You know who taught us how to use RNAi? Nature. As the authors of this 2003 paper explained, “Specific gene silencing has been shown to be related to two ancient processes, cosuppression in plants and quelling in fungi.” Gene silencing evolved to serve a variety of important functions, one of the most notable being defense against viral infection. This is not a rare occurrence either. The authors went on to explain that
“Pioneering observations on … RNAi were reported in plants, but later on RNAi-related events were described in almost all eukaryotic organisms, including protozoa, flies, nematodes, insects, parasites, and mouse and human cell lines [my emphasis].”

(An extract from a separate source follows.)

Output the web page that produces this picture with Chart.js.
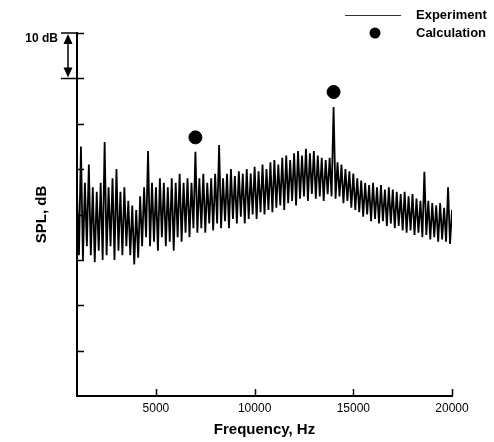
<!DOCTYPE html>
<html lang="en">
<head>
<meta charset="UTF-8">
<title>SPL spectrum</title>
<style>
    body { margin: 0; background: #fff; }
    canvas { display: block; }
</style>
<script src="https://cdn.jsdelivr.net/npm/chart.js"></script>
</head>
<body>
<canvas id="splChart" width="494" height="442"></canvas>
<script>
    // Frequency grid of the measured spectrum, Hz
    const freqs = [
        1000, 1100, 1200, 1300, 1400, 1500, 1600, 1700, 1800, 1900,
        2000, 2100, 2200, 2300, 2400, 2500, 2600, 2700, 2800, 2900,
        3000, 3100, 3200, 3300, 3400, 3500, 3600, 3700, 3800, 3900,
        4000, 4100, 4200, 4300, 4400, 4500, 4600, 4700, 4800, 4900,
        5000, 5100, 5200, 5300, 5400, 5500, 5600, 5700, 5800, 5900,
        6000, 6100, 6200, 6300, 6400, 6500, 6600, 6700, 6800, 6900,
        7000, 7100, 7200, 7300, 7400, 7500, 7600, 7700, 7800, 7900,
        8000, 8100, 8200, 8300, 8400, 8500, 8600, 8700, 8800, 8900,
        9000, 9100, 9200, 9300, 9400, 9500, 9600, 9700, 9800, 9900,
        10000, 10100, 10200, 10300, 10400, 10500, 10600, 10700, 10800, 10900,
        11000, 11100, 11200, 11300, 11400, 11500, 11600, 11700, 11800, 11900,
        12000, 12100, 12200, 12300, 12400, 12500, 12600, 12700, 12800, 12900,
        13000, 13100, 13200, 13300, 13400, 13500, 13600, 13700, 13800, 13900,
        14000, 14100, 14200, 14300, 14400, 14500, 14600, 14700, 14800, 14900,
        15000, 15100, 15200, 15300, 15400, 15500, 15600, 15700, 15800, 15900,
        16000, 16100, 16200, 16300, 16400, 16500, 16600, 16700, 16800, 16900,
        17000, 17100, 17200, 17300, 17400, 17500, 17600, 17700, 17800, 17900,
        18000, 18100, 18200, 18300, 18400, 18500, 18600, 18700, 18800, 18900,
        19000, 19100, 19200, 19300, 19400, 19500, 19600, 19700, 19800, 19900,
        20000
    ];

    const experiment = [
        45, 31, 55, 30, 47, 33, 51, 31, 46, 29.5,
        45, 32, 47, 30, 56, 31, 46, 33, 48, 30,
        50, 32, 45, 31, 46, 33, 43, 31, 42, 29,
        41, 30.5, 44, 33, 46, 35, 54, 33, 47, 34,
        46, 32, 48, 35, 47, 33, 46, 34, 48, 32,
        47, 35, 49, 34, 47, 36, 48, 35, 47, 37,
        53.8, 36, 48, 37, 49, 36, 47, 38, 48, 36.5,
        49, 38, 55.3, 37, 48, 38.5, 49, 37, 50, 39,
        48.5, 38, 49.5, 39.5, 49, 38, 50, 39, 49, 40,
        50.5, 39, 49.5, 40.5, 51, 40, 50, 41, 51.5, 40.5,
        52, 41.5, 51, 42, 52.5, 41, 53, 42.5, 52, 43,
        53.5, 42, 54, 43.5, 53, 44, 54.5, 43, 53.5, 44.5,
        54, 43.5, 53, 44, 52.5, 43, 52, 44.5, 52.5, 44,
        63.7, 43.5, 51.5, 44, 51, 42.5, 50, 43, 49.5, 41.5,
        49, 41, 48, 40.5, 47.5, 39.5, 47, 40, 46.5, 38.5,
        47, 39, 46, 38, 46.5, 38.5, 45.5, 37.5, 46, 38,
        45.5, 37, 45, 37.5, 44.5, 36.5, 45, 36, 44, 36.5,
        44.5, 35.5, 43.5, 36, 43, 35, 49.4, 35.5, 43, 34.5,
        42.5, 35, 42, 34, 42.5, 34.5, 41.5, 34, 46, 33.5,
        41
    ];

    // Calculated tones
    const calcFreqs = [7000, 14000];
    const calcSpl = [57, 67];

    const xTicks = [5000, 10000, 15000, 20000];
    const yTicks = [0, 10, 20, 30, 40, 50, 60, 70, 80];

    // inward ticks, 10 dB scale bar and the legend box
    const decorations = {
        id: 'decorations',
        afterDraw(chart) {
            const ctx = chart.ctx;
            const area = chart.chartArea;
            const xs = chart.scales.x;
            const ys = chart.scales.y;
            ctx.save();
            ctx.strokeStyle = '#000';
            ctx.lineWidth = 1.5;
            ctx.beginPath();
            yTicks.forEach(function(v) {
                if (v === 0) return;
                const py = Math.round(ys.getPixelForValue(v)) + 0.5;
                ctx.moveTo(area.left, py);
                ctx.lineTo(area.left + 7, py);
            });
            xTicks.forEach(function(v) {
                const px = Math.round(xs.getPixelForValue(v)) + 0.5;
                ctx.moveTo(px, area.bottom);
                ctx.lineTo(px, area.bottom - 7);
            });
            ctx.stroke();

            // 10 dB bar
            const yTop = ys.getPixelForValue(80);
            const yBot = ys.getPixelForValue(70);
            const ax = 68;
            ctx.lineWidth = 1.5;
            ctx.beginPath();
            ctx.moveTo(61, yTop); ctx.lineTo(area.left, yTop);
            ctx.moveTo(61, yBot); ctx.lineTo(area.left, yBot);
            ctx.moveTo(ax, yTop + 6); ctx.lineTo(ax, yBot - 6);
            ctx.stroke();
            ctx.fillStyle = '#000';
            ctx.beginPath();
            ctx.moveTo(ax, yTop + 1); ctx.lineTo(ax - 4.5, yTop + 11); ctx.lineTo(ax + 4.5, yTop + 11);
            ctx.closePath();
            ctx.moveTo(ax, yBot - 1); ctx.lineTo(ax - 4.5, yBot - 11); ctx.lineTo(ax + 4.5, yBot - 11);
            ctx.closePath();
            ctx.fill();
            ctx.font = 'bold 12px Arial';
            ctx.textAlign = 'right';
            ctx.textBaseline = 'alphabetic';
            ctx.fillText('10 dB', 58, 42);

            // legend
            ctx.lineWidth = 1;
            ctx.strokeStyle = '#333';
            ctx.beginPath();
            ctx.moveTo(345, 15.5);
            ctx.lineTo(401, 15.5);
            ctx.stroke();
            ctx.beginPath();
            ctx.arc(375, 33, 5.5, 0, Math.PI * 2);
            ctx.fill();
            ctx.font = 'bold 13px Arial';
            ctx.textAlign = 'left';
            ctx.textBaseline = 'middle';
            ctx.fillText('Experiment', 416, 15);
            ctx.fillText('Calculation', 416, 33);
            ctx.restore();
        }
    };

    const ctx = document.getElementById('splChart').getContext('2d');
    const splChart = new Chart(ctx, {
        type: 'scatter',
        data: {
            datasets: [
                {
                    label: 'Experiment',
                    data: freqs.map(function(f, i) { return { x: f, y: experiment[i] }; }),
                    showLine: true,
                    borderColor: '#000',
                    borderWidth: 1.8,
                    pointRadius: 0,
                    tension: 0
                },
                {
                    label: 'Calculation',
                    data: calcFreqs.map(function(f, i) { return { x: f, y: calcSpl[i] }; }),
                    showLine: false,
                    backgroundColor: '#000',
                    borderColor: '#000',
                    pointRadius: 6.5
                }
            ]
        },
        options: {
            responsive: false,
            animation: false,
            layout: { padding: { top: 33, right: 42, left: 0, bottom: 0 } },
            plugins: {
                legend: { display: false },
                tooltip: { enabled: false }
            },
            scales: {
                x: {
                    type: 'linear',
                    min: 1000,
                    max: 20000,
                    afterBuildTicks: function(scale) {
                        scale.ticks = xTicks.map(function(v) { return { value: v }; });
                    },
                    afterFit: function(scale) { scale.height = 46; },
                    grid: { display: false, drawTicks: false },
                    border: { display: true, color: '#000', width: 2 },
                    ticks: {
                        color: '#000',
                        padding: 5,
                        font: { family: 'Arial', size: 12 },
                        maxRotation: 0,
                        callback: function(v) { return String(v); }
                    },
                    title: {
                        display: true,
                        text: 'Frequency, Hz',
                        color: '#000',
                        font: { family: 'Arial', size: 15, weight: 'bold' },
                        padding: { top: 0, bottom: 3 }
                    }
                },
                y: {
                    min: 0,
                    max: 80,
                    afterBuildTicks: function(scale) {
                        scale.ticks = yTicks.map(function(v) { return { value: v }; });
                    },
                    afterFit: function(scale) { scale.width = 77; },
                    grid: { display: false, drawTicks: false },
                    border: { display: true, color: '#000', width: 2 },
                    ticks: { display: false },
                    title: {
                        display: true,
                        text: 'SPL, dB',
                        color: '#000',
                        font: { family: 'Arial', size: 15, weight: 'bold' },
                        padding: { top: 33, bottom: 0 }
                    }
                }
            }
        },
        plugins: [decorations]
    });
</script>
</body>
</html>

Back to Whole Foods Magazine:
“There are also new GMOs showing up in the meat and dairy aisle. Milk, cheese, and ice cream are being made using genetically engineered microbes to manufacture 'animal-free' dairy proteins.”
This is “factual but not truthful,” as one of my favorite political commentators puts it. There are several companies engineering dairy proteins for use in products like ice cream. However, they are identical to the same protein found in cow's milk. I explained this in 'Lives Are Potentially At Risk': Organic Activists Freak Out Over 'GMO' Ice Cream. Long story short: a protein is a protein as long as it's a protein.

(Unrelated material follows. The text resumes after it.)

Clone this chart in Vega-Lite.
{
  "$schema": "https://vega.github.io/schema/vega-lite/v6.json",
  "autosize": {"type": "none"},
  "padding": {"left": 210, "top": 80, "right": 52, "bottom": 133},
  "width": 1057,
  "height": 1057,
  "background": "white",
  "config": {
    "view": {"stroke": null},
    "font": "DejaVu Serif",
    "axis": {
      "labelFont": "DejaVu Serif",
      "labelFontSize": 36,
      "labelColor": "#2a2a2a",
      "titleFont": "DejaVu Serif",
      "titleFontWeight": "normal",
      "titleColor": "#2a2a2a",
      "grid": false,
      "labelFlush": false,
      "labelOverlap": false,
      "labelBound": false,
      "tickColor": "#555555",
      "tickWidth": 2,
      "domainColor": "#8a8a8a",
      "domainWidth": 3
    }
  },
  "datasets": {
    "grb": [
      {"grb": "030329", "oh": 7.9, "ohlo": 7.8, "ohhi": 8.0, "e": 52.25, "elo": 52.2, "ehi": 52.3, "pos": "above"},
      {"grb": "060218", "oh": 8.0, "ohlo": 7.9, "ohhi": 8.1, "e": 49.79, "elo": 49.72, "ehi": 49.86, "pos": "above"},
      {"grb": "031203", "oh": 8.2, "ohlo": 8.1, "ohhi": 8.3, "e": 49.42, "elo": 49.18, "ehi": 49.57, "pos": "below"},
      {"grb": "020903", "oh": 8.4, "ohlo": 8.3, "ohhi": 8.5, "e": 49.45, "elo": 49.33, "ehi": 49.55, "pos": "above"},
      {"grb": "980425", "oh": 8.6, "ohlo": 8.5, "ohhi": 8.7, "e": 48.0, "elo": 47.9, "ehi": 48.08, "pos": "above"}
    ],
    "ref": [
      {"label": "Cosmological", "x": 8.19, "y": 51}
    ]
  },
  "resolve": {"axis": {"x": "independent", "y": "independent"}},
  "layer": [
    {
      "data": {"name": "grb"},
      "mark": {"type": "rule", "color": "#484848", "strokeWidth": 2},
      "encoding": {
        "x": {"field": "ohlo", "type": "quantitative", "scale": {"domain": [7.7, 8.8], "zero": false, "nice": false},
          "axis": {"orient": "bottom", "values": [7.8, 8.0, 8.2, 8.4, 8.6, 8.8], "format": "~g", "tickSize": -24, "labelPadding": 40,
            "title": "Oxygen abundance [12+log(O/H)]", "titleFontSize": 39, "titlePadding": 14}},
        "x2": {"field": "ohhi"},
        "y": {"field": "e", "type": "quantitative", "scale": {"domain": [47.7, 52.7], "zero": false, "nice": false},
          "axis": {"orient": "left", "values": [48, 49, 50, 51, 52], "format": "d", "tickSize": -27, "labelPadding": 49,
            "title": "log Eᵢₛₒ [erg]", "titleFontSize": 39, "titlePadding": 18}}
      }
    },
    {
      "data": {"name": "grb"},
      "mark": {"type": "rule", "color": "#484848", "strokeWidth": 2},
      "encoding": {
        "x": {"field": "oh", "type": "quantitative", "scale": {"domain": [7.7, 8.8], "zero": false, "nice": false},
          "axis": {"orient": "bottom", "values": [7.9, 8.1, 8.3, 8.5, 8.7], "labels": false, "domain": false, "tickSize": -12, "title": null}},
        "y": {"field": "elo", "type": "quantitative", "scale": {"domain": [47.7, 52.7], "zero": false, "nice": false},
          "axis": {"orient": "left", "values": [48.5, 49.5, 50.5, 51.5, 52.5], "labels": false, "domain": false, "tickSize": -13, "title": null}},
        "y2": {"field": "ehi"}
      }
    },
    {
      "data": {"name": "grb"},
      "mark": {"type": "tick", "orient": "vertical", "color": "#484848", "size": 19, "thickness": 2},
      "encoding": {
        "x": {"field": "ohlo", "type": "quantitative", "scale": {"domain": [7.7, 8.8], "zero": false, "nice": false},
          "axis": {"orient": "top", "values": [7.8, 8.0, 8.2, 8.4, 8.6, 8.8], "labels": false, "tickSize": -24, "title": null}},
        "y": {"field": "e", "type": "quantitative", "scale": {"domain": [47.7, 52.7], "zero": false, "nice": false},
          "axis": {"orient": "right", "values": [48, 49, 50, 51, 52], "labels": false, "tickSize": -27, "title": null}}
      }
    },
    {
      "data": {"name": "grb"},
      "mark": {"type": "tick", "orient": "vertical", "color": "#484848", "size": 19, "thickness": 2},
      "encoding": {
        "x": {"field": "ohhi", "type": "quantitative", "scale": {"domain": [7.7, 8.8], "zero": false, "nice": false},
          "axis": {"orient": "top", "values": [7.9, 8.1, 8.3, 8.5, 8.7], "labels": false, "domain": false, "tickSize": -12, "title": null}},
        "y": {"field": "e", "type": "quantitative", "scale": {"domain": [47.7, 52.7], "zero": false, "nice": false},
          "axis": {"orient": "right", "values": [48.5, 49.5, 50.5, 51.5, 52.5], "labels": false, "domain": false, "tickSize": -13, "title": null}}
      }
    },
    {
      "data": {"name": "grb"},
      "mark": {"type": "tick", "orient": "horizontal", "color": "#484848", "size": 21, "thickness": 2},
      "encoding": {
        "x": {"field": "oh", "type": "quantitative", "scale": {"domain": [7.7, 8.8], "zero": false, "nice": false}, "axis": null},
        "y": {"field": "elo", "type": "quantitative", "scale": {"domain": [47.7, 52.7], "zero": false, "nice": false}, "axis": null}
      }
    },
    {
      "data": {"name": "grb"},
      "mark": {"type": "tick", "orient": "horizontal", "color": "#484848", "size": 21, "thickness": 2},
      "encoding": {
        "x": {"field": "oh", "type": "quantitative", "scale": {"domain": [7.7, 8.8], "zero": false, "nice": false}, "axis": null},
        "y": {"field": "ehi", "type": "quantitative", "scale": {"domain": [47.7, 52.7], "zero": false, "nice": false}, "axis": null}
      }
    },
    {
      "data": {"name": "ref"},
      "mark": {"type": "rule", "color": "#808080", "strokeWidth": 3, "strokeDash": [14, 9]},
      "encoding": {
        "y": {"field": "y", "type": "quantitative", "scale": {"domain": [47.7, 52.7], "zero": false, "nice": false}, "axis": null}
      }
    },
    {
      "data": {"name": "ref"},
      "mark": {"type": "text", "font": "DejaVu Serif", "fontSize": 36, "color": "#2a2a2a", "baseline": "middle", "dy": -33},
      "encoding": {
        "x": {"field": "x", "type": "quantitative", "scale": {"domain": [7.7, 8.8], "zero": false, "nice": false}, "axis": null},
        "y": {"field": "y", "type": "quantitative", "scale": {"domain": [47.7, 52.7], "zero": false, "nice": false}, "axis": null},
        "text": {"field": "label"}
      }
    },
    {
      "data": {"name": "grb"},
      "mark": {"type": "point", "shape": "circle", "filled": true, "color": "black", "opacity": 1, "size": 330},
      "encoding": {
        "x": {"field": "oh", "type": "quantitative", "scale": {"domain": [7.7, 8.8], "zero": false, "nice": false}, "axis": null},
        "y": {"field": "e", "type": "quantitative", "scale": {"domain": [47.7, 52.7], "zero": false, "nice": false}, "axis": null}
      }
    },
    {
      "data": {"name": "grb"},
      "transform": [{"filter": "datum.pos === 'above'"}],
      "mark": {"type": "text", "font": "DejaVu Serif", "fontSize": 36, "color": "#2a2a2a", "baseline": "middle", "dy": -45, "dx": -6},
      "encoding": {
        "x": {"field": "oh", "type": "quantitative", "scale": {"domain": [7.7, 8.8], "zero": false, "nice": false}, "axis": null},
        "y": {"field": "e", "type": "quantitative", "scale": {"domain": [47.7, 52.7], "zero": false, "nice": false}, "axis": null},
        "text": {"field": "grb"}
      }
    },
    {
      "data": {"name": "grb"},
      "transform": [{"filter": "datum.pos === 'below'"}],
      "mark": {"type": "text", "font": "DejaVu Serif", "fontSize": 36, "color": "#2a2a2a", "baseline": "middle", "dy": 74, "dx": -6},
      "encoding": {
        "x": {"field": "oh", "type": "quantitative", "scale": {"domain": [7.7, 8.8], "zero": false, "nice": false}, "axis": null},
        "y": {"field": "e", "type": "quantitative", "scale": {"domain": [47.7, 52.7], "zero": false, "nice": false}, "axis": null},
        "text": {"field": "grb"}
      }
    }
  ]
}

“Although GMOs have been deemed safe by the American Medical Association and the National Academy of Sciences, GMO opponents object that there have been no credible independent long-term studies on human health or environmental safety.”
If that's true, on what basis did the AMA and NAS declare that GE foods pose no unique risk? Several thousand studies have investigated these claims about the safety of biotechnology. Not one of them has given us any legitimate cause for concern. About 30 of these papers have posited that biotech crops and animals carry some additional risk, though none of them has withstood careful scrutiny. Moreover, GE foods are usually subjected to greater (I would say excessive) regulatory scrutiny than their conventional and organic counterparts.

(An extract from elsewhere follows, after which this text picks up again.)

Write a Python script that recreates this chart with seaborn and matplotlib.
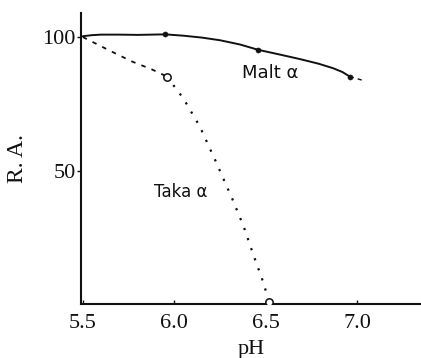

“Furthermore, there is no evidence that any GMO crops offer drought tolerance, enhanced nutrition, or any consumer benefit.”
Incorrect. Multiple countries have recently approved drought-resistant GE wheat and soy varieties. The Philippines approved vitamin-fortified Golden Rice for commercial use last year. There are also gene-edited tomatoes that reduce the risk of high blood pressure and soybeans with a healthier fatty acid profile. There are many other enhanced products expected to hit the market in the coming years.
“Stay tuned as things continue to develop in the world of GMO foods. Consumers looking to avoid GMOs in their food can rely on the Non-GMO Project seal and USDA Organic for assurance of no GMOs.”
Bad advice on both fronts. Instead of reading Whole Foods Magazine, subscribe to our newsletter, which is full of edifying, brain-boosting content. As I said earlier, everything you eat is a “GMO” in some sense, even the pricier “organic” and “non-GMO” options. The USDA's National Organic Standards Board came to the same conclusion in a 2014 report:
“Exploring this issue has brought to the attention of the subcommittee that engineered genetic manipulation of plant breeding materials has already occurred in many of the crop varieties that are currently being used in organic farming.”
There you have it, and from the USDA's organic-certificate-dispensing bureaucracy no less. I suppose Monsanto could have gotten to the USDA and bribed officials into publishing that report. The more reasonable explanation is that this entire conversation is still pointless and we should move on to more meaningful concerns.
 Foods aren't genetically engineered, the crops and animals they're derived from are. Steak from a “GMO” cow, for example, is just beef containing predictable amounts of fat, protein and other nutrients.